Amplifying your message via the grassroots route is a very effective way to execute your next education or awareness campaign. Here are some key considerations when delivering within digital landscapes:

  • Lean into regional data: Relevant regional data will resonate across digital news sites particularly now with dailies and metros looking for more regional content
  • Engage with group editors, regional influencers and digital only journalists: approaching these targets with regional content including latest market data, trends, quirky research and compelling case studies will increase engagement opportunities for your brand story
  • Connect with online community groups: growing your message across the proliferation of social and online communities around the country is key. Sydney’s In The Cove has over 15,000 followers and calls itself a hyperlocal website powered by citizen reporters making Lane Cove a better informed, engaged and active community. Berry’s Community Facebook page has over 3,000 followers and offers tips and local what’s on for members of that community.
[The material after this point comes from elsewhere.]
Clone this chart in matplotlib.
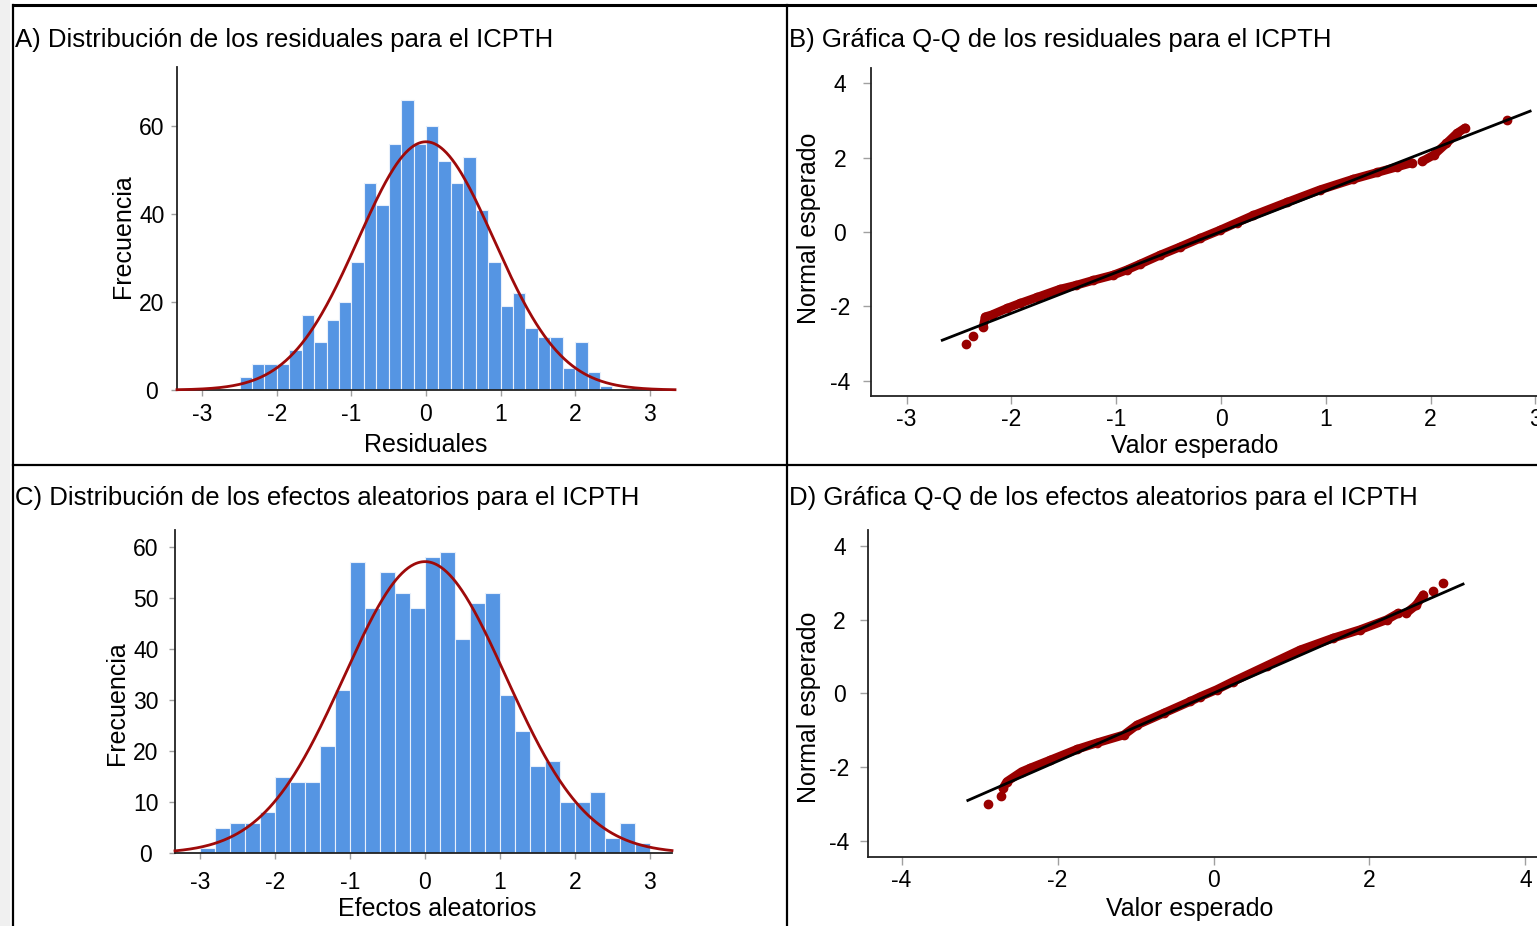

  • Increase visual content: quality images, clips and infographics will boost share-ability of your story particularly across social, online and digital media
  • Reach out to regional radio and TV: Local TV crews are leaner but still looking for relevant content via zoom or onsite locations. Offering ABC and community radio interview opportunities helps grow your messaging via expert opinion and increases talkability

Going back to basics with a grassroots campaign harnesses the intrinsic urge for communities to connect. Moving forward, this tried and tested engagement technique will prevail (with a digital twist) to communicate and engage with Australians at a local level.